_WHAT THE EXERCISE ASKS_. Leave out the pictures and set down exactly the lines from the start of the listing through the one with "const chartTitle = 'OH-RA GR';", both included.
◇ ◇ ◇
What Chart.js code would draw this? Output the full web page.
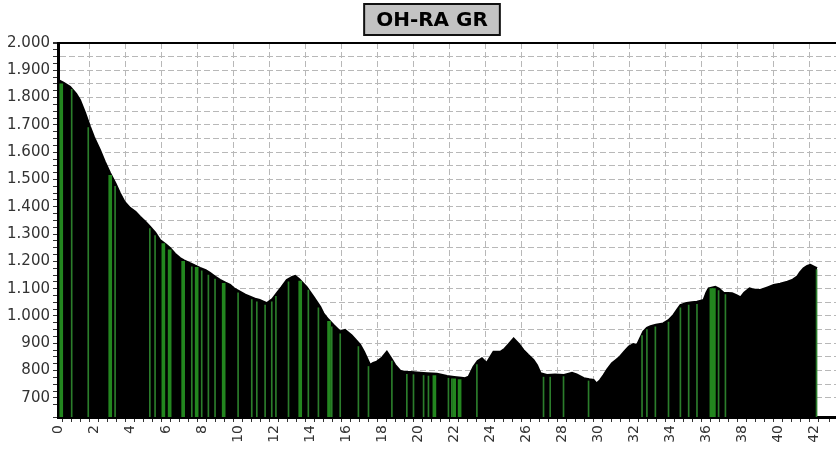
<!DOCTYPE html>
<html>
<head>
<meta charset="utf-8">
<title>OH-RA GR</title>
<script src="https://cdn.jsdelivr.net/npm/chart.js@4/dist/chart.umd.min.js"></script>
<style>
  body { margin: 0; background: #fff; }
  canvas { display: block; }
</style>
</head>
<body>
<canvas id="profile" width="836" height="450"></canvas>
<script>
const chartTitle = 'OH-RA GR';

// profile: distance (km) and elevation (m)
const km = [
    0, 0.3, 0.67, 1.0, 1.22, 1.5, 1.78, 2.0, 2.33, 2.6,
    2.89, 3.2, 3.44, 3.7, 4.0, 4.3, 4.56, 4.85, 5.11, 5.4,
    5.67, 6.0, 6.22, 6.5, 6.78, 7.0, 7.33, 7.6, 7.89, 8.2,
    8.44, 8.7, 9.0, 9.3, 9.56, 9.8, 10.1, 10.4, 10.67, 11.0,
    11.2, 11.6, 11.9, 12.15, 12.4, 12.7, 13.0, 13.17, 13.4, 13.8,
    14.18, 14.56, 14.74, 15.0, 15.3, 15.67, 15.94, 16.3, 16.5, 16.78,
    17.0, 17.33, 17.5, 17.7, 18.0, 18.26, 18.5, 18.72, 19.0, 19.18,
    19.6, 20.1, 20.5, 21.04, 21.3, 21.6, 22.0, 22.4, 22.6, 22.8,
    23.07, 23.3, 23.54, 23.8, 24.0, 24.18, 24.56, 24.8, 25.0, 25.3,
    25.6, 25.85, 26.1, 26.4, 26.6, 26.8, 27.15, 27.6, 28.1, 28.54,
    28.8, 29.2, 29.5, 29.74, 29.9, 30.1, 30.3, 30.5, 30.76, 31.0,
    31.2, 31.45, 31.7, 31.95, 32.15, 32.3, 32.5, 32.7, 32.9, 33.2,
    33.6, 33.9, 34.18, 34.4, 34.56, 34.9, 35.2, 35.48, 35.85, 36.0,
    36.13, 36.5, 36.7, 36.96, 37.43, 37.7, 37.9, 38.1, 38.4, 38.7,
    39.0, 39.4, 39.74, 40.1, 40.5, 40.8, 41.04, 41.2, 41.4, 41.6,
    41.78, 42.0, 42.15
];
const elevation = [
    1865, 1855, 1840, 1815, 1791, 1745, 1693, 1655, 1608, 1565,
    1524, 1485, 1450, 1418, 1396, 1382, 1364, 1345, 1327, 1305,
    1278, 1262, 1249, 1228, 1212, 1204, 1194, 1185, 1176, 1168,
    1158, 1145, 1132, 1122, 1114, 1100, 1089, 1078, 1071, 1062,
    1059, 1047, 1062, 1084, 1105, 1132, 1143, 1147, 1135, 1107,
    1071, 1034, 1010, 988, 967, 943, 949, 930, 915, 894,
    868, 821, 828, 833, 848, 869, 845, 821, 800, 796,
    795, 792, 790, 788, 785, 780, 777, 774, 772, 778,
    814, 835, 845, 828, 850, 869, 869, 880, 895, 918,
    897, 875, 858, 839, 820, 790, 784, 786, 784, 792,
    786, 772, 768, 766, 753, 765, 784, 805, 827, 840,
    851, 870, 888, 897, 894, 915, 943, 957, 963, 968,
    973, 985, 1004, 1025, 1040, 1048, 1050, 1052, 1059, 1085,
    1101, 1107, 1100, 1085, 1083, 1075, 1068, 1085, 1101, 1095,
    1095, 1105, 1114, 1118, 1126, 1133, 1144, 1160, 1175, 1183,
    1187, 1180, 1175
];

// green stripes (thin ones and wide ones), top of each stripe in m
const thinKm = [0.76, 1.68, 3.17, 5.1, 5.39, 7.43, 7.98, 8.35, 8.72, 10.0,
    10.76, 11.04, 11.5, 11.87, 12.1, 12.8, 13.9, 14.46, 15.2, 15.67,
    16.68, 17.24, 18.54, 19.37, 19.74, 20.3, 20.57, 21.68, 21.87, 23.26,
    26.96, 27.33, 28.07, 29.46, 32.43, 32.7, 33.17, 33.9, 34.56, 35.02,
    35.48, 36.68, 37.06, 42.12];
const thinTop = [1830, 1690, 1475, 1320, 1295, 1180, 1165, 1150, 1135, 1085,
    1060, 1052, 1040, 1052, 1072, 1125, 1095, 1030, 960, 935,
    888, 815, 835, 786, 785, 782, 780, 772, 770, 822,
    776, 776, 778, 762, 928, 950, 960, 978, 1030, 1040,
    1043, 1093, 1078, 1170];
const wideKm = [0.18, 2.9, 5.85, 6.2, 6.95, 7.7, 9.2, 13.45, 15.05, 20.9, 22.0, 22.3, 36.28, 36.42];
const wideTop = [1850, 1515, 1265, 1242, 1200, 1178, 1120, 1128, 980, 782, 770, 767, 1100, 1100];

// axis ranges and tick steps
const kmMin = 0, kmMax = 43.2, kmStep = 0.5, kmLabelStep = 2;
const eleMin = 630, eleMax = 2000, eleStep = 25, eleGridStep = 50, eleLabelStep = 100;

function fmtEle(v) {
    if (v < 1000) return String(v);
    return Math.floor(v / 1000) + '.' + String(v % 1000).padStart(3, '0');
}

const toPoints = (xs, ys) => xs.map((x, i) => ({ x: x, y: ys[i] }));

const gridGray = '#b8b8b8';
const gridDash = [6, 3];

const titleBox = {
    id: 'titleBox',
    afterDraw(chart) {
        const ctx = chart.ctx;
        ctx.save();
        ctx.font = 'bold 20px "DejaVu Sans"';
        const w = ctx.measureText(chartTitle).width + 24;
        const cx = 432, top = 4, h = 31;
        ctx.fillStyle = '#c3c3c3';
        ctx.fillRect(cx - w / 2, top, w, h);
        ctx.lineWidth = 2;
        ctx.strokeStyle = '#111';
        ctx.strokeRect(cx - w / 2, top, w, h);
        ctx.fillStyle = '#000';
        ctx.textAlign = 'center';
        ctx.textBaseline = 'middle';
        ctx.fillText(chartTitle, cx, top + h / 2 + 1);
        ctx.restore();
    }
};

Chart.defaults.font.family = '"DejaVu Sans", sans-serif';

new Chart(document.getElementById('profile'), {
    type: 'line',
    data: {
        datasets: [
            {
                type: 'bar',
                data: toPoints(wideKm, wideTop),
                backgroundColor: '#23861f',
                barThickness: 3,
                grouped: false,
                order: 0
            },
            {
                type: 'bar',
                data: toPoints(thinKm, thinTop),
                backgroundColor: '#2b7d2b',
                barThickness: 1,
                grouped: false,
                order: 0
            },
            {
                data: toPoints(km, elevation),
                borderColor: '#000',
                borderWidth: 2,
                backgroundColor: '#000',
                fill: 'start',
                pointRadius: 0,
                tension: 0,
                order: 1
            }
        ]
    },
    options: {
        responsive: false,
        animation: false,
        layout: { padding: { top: 43, left: 0, right: 0, bottom: 0 } },
        plugins: {
            legend: { display: false },
            tooltip: { enabled: false }
        },
        scales: {
            x: {
                type: 'linear',
                min: kmMin,
                max: kmMax,
                offset: false,
                ticks: {
                    stepSize: kmStep,
                    autoSkip: false,
                    minRotation: 90,
                    maxRotation: 90,
                    padding: 3,
                    color: '#333',
                    font: { size: 14 },
                    callback: v => (v % kmLabelStep === 0 ? String(v) : '')
                },
                grid: {
                    color: c => (c.tick && c.tick.value % kmLabelStep === 0 && c.tick.value > kmMin ? gridGray : 'transparent'),
                    tickColor: '#333',
                    tickLength: 5
                },
                border: { color: '#000', width: 3, dash: gridDash },
                afterFit(s) { s.height = 33; s.paddingLeft = 0; s.paddingRight = 0; }
            },
            y: {
                min: eleMin,
                max: eleMax,
                ticks: {
                    stepSize: eleStep,
                    autoSkip: false,
                    padding: 3,
                    color: '#333',
                    font: { size: 15 },
                    callback: v => (v % eleLabelStep === 0 ? fmtEle(v) : '')
                },
                grid: {
                    color: c => {
                        if (!c.tick) return 'transparent';
                        if (c.tick.value === eleMax) return '#000';
                        return c.tick.value % eleGridStep === 0 ? gridGray : 'transparent';
                    },
                    lineWidth: c => (c.tick && c.tick.value === eleMax ? 2 : 1),
                    tickColor: '#333',
                    tickLength: 5
                },
                border: {
                    color: '#000',
                    width: 3,
                    dash: c => (c.tick && c.tick.value === eleMax ? [] : gridDash)
                },
                afterFit(s) { s.width = 58; s.paddingTop = 0; s.paddingBottom = 0; }
            }
        }
    },
    plugins: [titleBox]
});
</script>
</body>
</html>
◇ ◇ ◇
_RESULT OF THIS EXERCISE_.
What Chart.js code would draw this? Output the full web page.
<!DOCTYPE html>
<html>
<head>
<meta charset="utf-8">
<title>OH-RA GR</title>
<script src="https://cdn.jsdelivr.net/npm/chart.js@4/dist/chart.umd.min.js"></script>
<style>
  body { margin: 0; background: #fff; }
  canvas { display: block; }
</style>
</head>
<body>
<canvas id="profile" width="836" height="450"></canvas>
<script>
const chartTitle = 'OH-RA GR';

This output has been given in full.